### INSTRUCTIONS FOR THE TASK
Leave out the pictures and set down exactly the lines from the start of the listing through the one with "v_axis = (-4.40, 11.92)", both included.

### DATA EXCERPT
◆ ◆ ◆ ◆ ◆

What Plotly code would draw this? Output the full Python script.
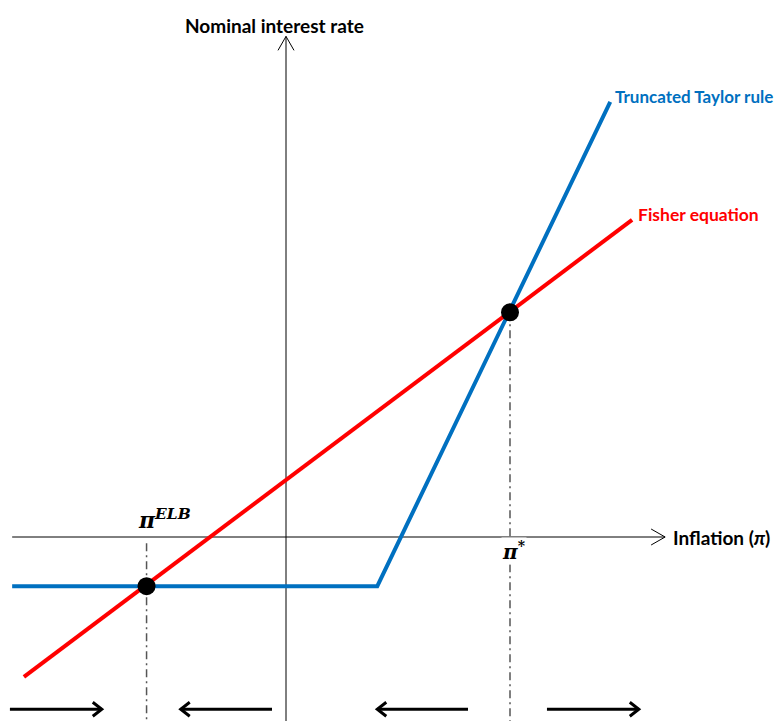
import plotly.graph_objects as go

# ---------------- data (model units) ----------------
ELB = -1.17            # effective lower bound on the nominal rate
pi_elb = -2.49         # deflationary steady state
pi_star = 4.0          # target steady state
i_star = 5.35

taylor_x = [-4.89, 1.63, 5.79]
taylor_y = [-1.17, -1.17, 10.36]
fisher_x = [-4.68, 6.18]
fisher_y = [-3.33, 7.55]
eq_x = [pi_elb, pi_star]
eq_y = [ELB, i_star]

# dynamics arrows along the bottom: (start, end)
arrow_level = -4.10
dyn_arrows = [(-4.93, -3.29), (-0.25, -1.88), (3.25, 1.63), (4.66, 6.30)]

h_axis = (-4.89, 6.77)
v_axis = (-4.40, 11.92)

# ---------------- layout helpers ----------------
W, H = 776, 713              # page body has an 8px margin
SX, SY = 56.0, 42.0          # pixels per unit
X0, Y0 = 278.0, 529.0        # pixel position of the origin inside the figure
xr = [-X0 / SX, (W - X0) / SX]
yr = [-(H - Y0) / SY, Y0 / SY]

BLUE = "#0070C0"
RED = "#FF0000"

fig = go.Figure()


def chevron(tip_x, tip_y, dx, dy, L, Wd):
    """open arrow head; (dx,dy) direction in pixel space (y up)"""
    px, py = -dy, dx
    ax = tip_x + (-L * dx + Wd * px) / SX
    ay = tip_y + (-L * dy + Wd * py) / SY
    bx = tip_x + (-L * dx - Wd * px) / SX
    by = tip_y + (-L * dy - Wd * py) / SY
    return [ax, tip_x, bx], [ay, tip_y, by]


def line(x, y, color, width, dash="solid"):
    fig.add_trace(go.Scatter(x=x, y=y, mode="lines",
                             line=dict(color=color, width=width, dash=dash),
                             hoverinfo="skip", showlegend=False))


# axes
line([h_axis[0], h_axis[1]], [0, 0], "black", 1)
cx, cy = chevron(h_axis[1], 0, 1, 0, 14, 8)
line(cx, cy, "black", 1)
line([0, 0], [yr[0], v_axis[1]], "black", 1)
cx, cy = chevron(0, v_axis[1], 0, 1, 14, 8)
line(cx, cy, "black", 1)

# dash-dot guides
line([pi_elb, pi_elb], [-0.15, yr[0]], "#555555", 1.5, "8px,4px,2px,4px")
line([pi_star, pi_star], [i_star, yr[0]], "#555555", 1.5, "8px,4px,2px,4px")

# curves
line(taylor_x, taylor_y, BLUE, 4)
line(fisher_x, fisher_y, RED, 4)

# equilibria
fig.add_trace(go.Scatter(x=eq_x, y=eq_y, mode="markers",
                         marker=dict(color="black", size=18),
                         hoverinfo="skip", showlegend=False))

# dynamics arrows
for s, e in dyn_arrows:
    line([s, e], [arrow_level, arrow_level], "black", 3)
    d = 1 if e > s else -1
    cx, cy = chevron(e, arrow_level, d, 0, 9, 7)
    line(cx, cy, "black", 3)

FONT = "Lato"
ann = [
    dict(x=-0.2, y=yr[1] - 17 / SY, text="<b>Nominal interest rate</b>",
         font=dict(size=19, color="black", family=FONT), xanchor="center", yanchor="middle"),
    dict(x=taylor_x[-1] + 3 / SX, y=taylor_y[-1] + 5 / SY, text="<b>Truncated Taylor rule</b>",
         font=dict(size=17, color=BLUE, family=FONT), xanchor="left", yanchor="middle"),
    dict(x=fisher_x[-1] + 4 / SX, y=fisher_y[-1] + 5 / SY, text="<b>Fisher equation</b>",
         font=dict(size=17.5, color=RED, family=FONT), xanchor="left", yanchor="middle"),
    dict(x=h_axis[1] + 6 / SX, y=0, text="<b>Inflation (</b><b><i>π</i></b><b>)</b>",
         font=dict(size=19, color="black", family=FONT), xanchor="left", yanchor="middle"),
    dict(x=pi_elb + 18 / SX, y=18 / SY, text="<b><i>π</i></b><sup><b><i>ELB</i></b></sup>",
         font=dict(size=22, color="black", family="DejaVu Serif"), xanchor="center", yanchor="middle"),
    dict(x=pi_star + 4 / SX, y=-14 / SY, text="<b><i>π</i></b><sup><b>*</b></sup>",
         font=dict(size=20, color="black", family="DejaVu Serif"), xanchor="center", yanchor="middle",
         bgcolor="white", borderpad=0),
]
for a in ann:
    a.update(xref="x", yref="y", showarrow=False)

fig.update_layout(
    width=W, height=H, margin=dict(l=0, r=0, t=0, b=0),
    paper_bgcolor="white", plot_bgcolor="white",
    xaxis=dict(range=xr, visible=False, fixedrange=True),
    yaxis=dict(range=yr, visible=False, fixedrange=True),
    annotations=ann, showlegend=False,
)

fig.write_html("out.html")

◆ ◆ ◆ ◆ ◆

### CORRECT RESULT
What Plotly code would draw this? Output the full Python script.
import plotly.graph_objects as go

# ---------------- data (model units) ----------------
ELB = -1.17            # effective lower bound on the nominal rate
pi_elb = -2.49         # deflationary steady state
pi_star = 4.0          # target steady state
i_star = 5.35

taylor_x = [-4.89, 1.63, 5.79]
taylor_y = [-1.17, -1.17, 10.36]
fisher_x = [-4.68, 6.18]
fisher_y = [-3.33, 7.55]
eq_x = [pi_elb, pi_star]
eq_y = [ELB, i_star]

# dynamics arrows along the bottom: (start, end)
arrow_level = -4.10
dyn_arrows = [(-4.93, -3.29), (-0.25, -1.88), (3.25, 1.63), (4.66, 6.30)]

h_axis = (-4.89, 6.77)
v_axis = (-4.40, 11.92)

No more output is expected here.